I throw Continental style. When I first started I didn't really wrap the yarn around my left hand to control the tension. I picked up and threw every stitch like you would for English, but with my left hand instead. If you try it like that for awhile it may help you get into the rhythm of doing it with your left hand. After about half a scarf of that I figured out how to wrap my hand to control the tension of the yarn. Now I don't really "throw" but pick up the yarn with the needle itself. So it's really the right hand that is doing all of the work.

Does that make sense? Now that I read it I feel like I just rambled around in circles.

BTW, I probably knit Continental because that was the first way shown on the DVD I learned from. She showed that and then the English, and suggested trying both to see which was more comfortable. I figured I would just get confused, so I skipped the English parts entirely. Of course that was somewhat of a problem when I took a knitting class with my MIL. The instructor taught English and used a cast on method that was more or less knitting on in an English throw. I never did figure it out because everything just seemed backward and awkward. I ended up sticking with the long-tail/Continental/Old Norwegian cast on.
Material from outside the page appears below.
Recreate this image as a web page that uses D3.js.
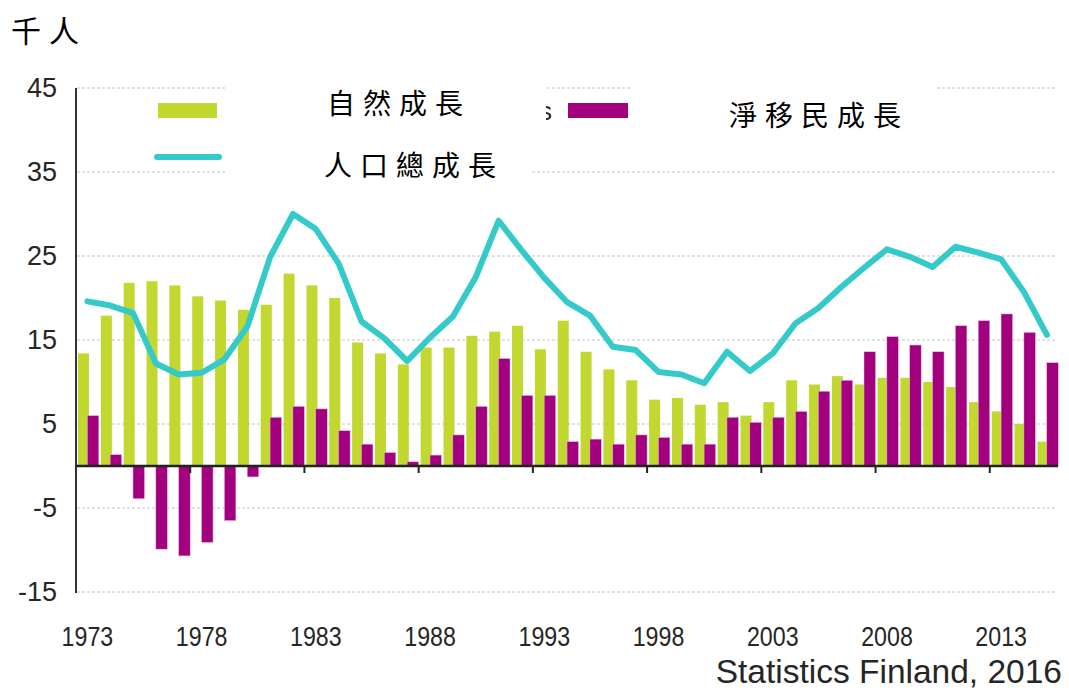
<!DOCTYPE html>
<html>
<head>
<meta charset="utf-8">
<script src="https://cdn.jsdelivr.net/npm/d3@7"></script>
<style>
  body { margin: 0; background: #fff; }
  svg { display: block; }
  .grid line { stroke: #c4c4c4; stroke-dasharray: 3,2; }
  .tick-label { font-family: Arial, "Liberation Sans", sans-serif; fill: #262626; }
  .zh { font-family: "Noto Sans CJK TC", "Noto Sans CJK SC", sans-serif; fill: #000; }
</style>
</head>
<body>
<div id="chart"></div>
<script>
// Finland population change, thousand persons
const years = d3.range(1973, 2016);
const natural = [13.4, 17.9, 21.8, 22.0, 21.5, 20.2, 19.7, 18.6, 19.2, 22.9,
                 21.5, 20.0, 14.7, 13.4, 12.1, 14.1, 14.1, 15.5, 16.0, 16.7,
                 13.9, 17.3, 13.6, 11.5, 10.2, 7.9, 8.1, 7.3, 7.6, 6.0,
                 7.6, 10.2, 9.7, 10.7, 9.7, 10.5, 10.5, 10.0, 9.4, 7.6,
                 6.5, 5.0, 2.9];
const migration = [6.0, 1.35, -3.9, -9.9, -10.7, -9.1, -6.5, -1.3, 5.8, 7.1,
                   6.8, 4.2, 2.6, 1.6, 0.5, 1.3, 3.7, 7.1, 12.8, 8.4,
                   8.4, 2.9, 3.2, 2.6, 3.7, 3.4, 2.6, 2.6, 5.8, 5.2,
                   5.8, 6.5, 8.9, 10.2, 13.6, 15.4, 14.4, 13.6, 16.7, 17.3,
                   18.1, 15.9, 12.3];
const total = [19.6, 19.1, 18.2, 12.2, 10.9, 11.1, 12.7, 16.6, 24.9, 30.0,
               28.2, 24.1, 17.2, 15.2, 12.5, 15.3, 17.8, 22.5, 29.2, 25.7,
               22.4, 19.5, 17.9, 14.2, 13.8, 11.2, 10.9, 9.85, 13.6, 11.3,
               13.4, 17.0, 18.8, 21.3, 23.6, 25.8, 24.9, 23.7, 26.1, 25.4,
               24.6, 20.7, 15.6];
const yTicks = [45, 35, 25, 15, 5, -5, -15];
const xLabelYears = [1973, 1978, 1983, 1988, 1993, 1998, 2003, 2008, 2013];

const W = 1069, H = 691;
const green = "#c2d72f", purple = "#a3007f", teal = "#35caca";

const svg = d3.select("#chart").append("svg")
  .attr("width", W).attr("height", H);

const x = d3.scaleBand().domain(years).range([76, 1058.3]).padding(0);
const y = d3.scaleLinear().domain([-15, 45]).range([592, 88]);
const bw = x.bandwidth();

// gridlines
svg.append("g").attr("class", "grid")
  .selectAll("line").data(yTicks).enter().append("line")
  .attr("x1", 77).attr("x2", 1056)
  .attr("y1", d => y(d)).attr("y2", d => y(d));

// y labels
svg.append("g").selectAll("text").data(yTicks).enter().append("text")
  .attr("class", "tick-label")
  .attr("x", 57).attr("y", d => y(d))
  .attr("dy", "0.35em")
  .attr("text-anchor", "end")
  .attr("font-size", 27)
  .text(d => d);

// bars
const data = years.map((yr, i) => ({ yr, n: natural[i], m: migration[i] }));

svg.append("g").selectAll("rect").data(data).enter().append("rect")
  .attr("x", d => x(d.yr) + 2)
  .attr("width", 11)
  .attr("y", d => y(Math.max(0, d.n)))
  .attr("height", d => Math.abs(y(d.n) - y(0)))
  .attr("fill", green);

svg.append("g").selectAll("rect").data(data).enter().append("rect")
  .attr("x", d => x(d.yr) + 11.3)
  .attr("width", 11.5)
  .attr("y", d => y(Math.max(0, d.m)))
  .attr("height", d => Math.abs(y(d.m) - y(0)))
  .attr("fill", purple)
  .attr("stroke", "#e9b6dc").attr("stroke-width", 0.5);

// total growth line
const line = d3.line()
  .x((d, i) => x(years[i]) + bw / 2)
  .y(d => y(d));

svg.append("path")
  .datum(total)
  .attr("d", line)
  .attr("fill", "none")
  .attr("stroke", teal)
  .attr("stroke-width", 6)
  .attr("stroke-linejoin", "round")
  .attr("stroke-linecap", "round");

// axes
svg.append("line")
  .attr("x1", 76).attr("x2", 76).attr("y1", 88).attr("y2", 593)
  .attr("stroke", "#333").attr("stroke-width", 2);
svg.append("line")
  .attr("x1", 76).attr("x2", 1058).attr("y1", y(0)).attr("y2", y(0))
  .attr("stroke", "#222").attr("stroke-width", 2.5);

svg.append("g").selectAll("line").data(xLabelYears.slice(1)).enter().append("line")
  .attr("x1", d => x(d)).attr("x2", d => x(d))
  .attr("y1", y(0)).attr("y2", y(0) + 7)
  .attr("stroke", "#222").attr("stroke-width", 2);

// x labels
svg.append("g").selectAll("text").data(xLabelYears).enter().append("text")
  .attr("class", "tick-label")
  .attr("transform", d => "translate(" + (x(d) + bw / 2) + ",646) scale(0.86,1)")
  .attr("text-anchor", "middle")
  .attr("font-size", 27)
  .text(d => d);

// legend swatches (original English labels are covered by Chinese overlays)
svg.append("rect").attr("x", 158).attr("y", 103).attr("width", 59).attr("height", 15)
  .attr("fill", green);
svg.append("line").attr("x1", 157).attr("x2", 219).attr("y1", 157).attr("y2", 157)
  .attr("stroke", teal).attr("stroke-width", 6).attr("stroke-linecap", "round");
svg.append("rect").attr("x", 568).attr("y", 103).attr("width", 60).attr("height", 15)
  .attr("fill", purple);

// white overlay boxes
[[225, 84, 322, 50], [225, 136, 305, 52], [632, 84, 305, 50]].forEach(b => {
  svg.append("rect").attr("x", b[0]).attr("y", b[1])
    .attr("width", b[2]).attr("height", b[3]).attr("fill", "#fff");
});

// visible tail of the covered English label
svg.append("clipPath").attr("id", "tail")
  .append("rect").attr("x", 546).attr("y", 95).attr("width", 12).attr("height", 30);
svg.append("text").attr("class", "tick-label")
  .attr("clip-path", "url(#tail)")
  .attr("x", 552).attr("y", 120).attr("text-anchor", "end")
  .attr("font-size", 26).attr("fill", "#000")
  .text("s");

// Chinese labels
function zh(txt, x0, cy, size, gap) {
  svg.append("text").attr("class", "zh")
    .attr("x", x0).attr("y", cy)
    .attr("dominant-baseline", "central")
    .attr("font-size", size)
    .attr("letter-spacing", gap)
    .text(txt);
}
zh("自然成長", 327, 102, 28, 8);
zh("人口總成長", 324, 164, 28, 8);
zh("淨移民成長", 729, 114, 28, 8);
zh("千人", 11, 29, 30, 8);

// source
svg.append("text").attr("class", "tick-label")
  .attr("x", 1062).attr("y", 683).attr("text-anchor", "end")
  .attr("font-size", 33.5).attr("fill", "#000")
  .text("Statistics Finland, 2016");
</script>
</body>
</html>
Anissa, I'm moving the conversation to a new thread so we don't hijack, but I wanted to continue & certainly am hoping for input from others.

I've tried a couple of different thread holds. The one I use for English in my right hand works well in my left hand for crocheting, so it's the one I assumed I would be able to use for Continental. Doesn't seem to be the case. I do a single wrap around my pinky, yarn continues on the palm side past the ring & middle fingers and goes over the top of my index finger. Like I said, I have no trouble using it with accurate feed in my left hand while crocheting, but I really haven't been able to adapt it for knitting Continental. Also, I've tried using both middle and index fingers to push the yarn down (using the needle to grab the stitch as you mentioned), as I've seen done. Middle finger is useless for me. Index is not much better. I know from watching Linda Cyr and Jennifer (of Jennifer Knits), that it's really a great method, but it's like learning to write left-handed for me. I don't know where my hang-up is.

As it is, I'm much faster at crochet than I am at knitting, and I really hate purling. At my age, I don't have all the time in the world to complete a knitting project, so I'd like to be able to do it a little faster. LOL!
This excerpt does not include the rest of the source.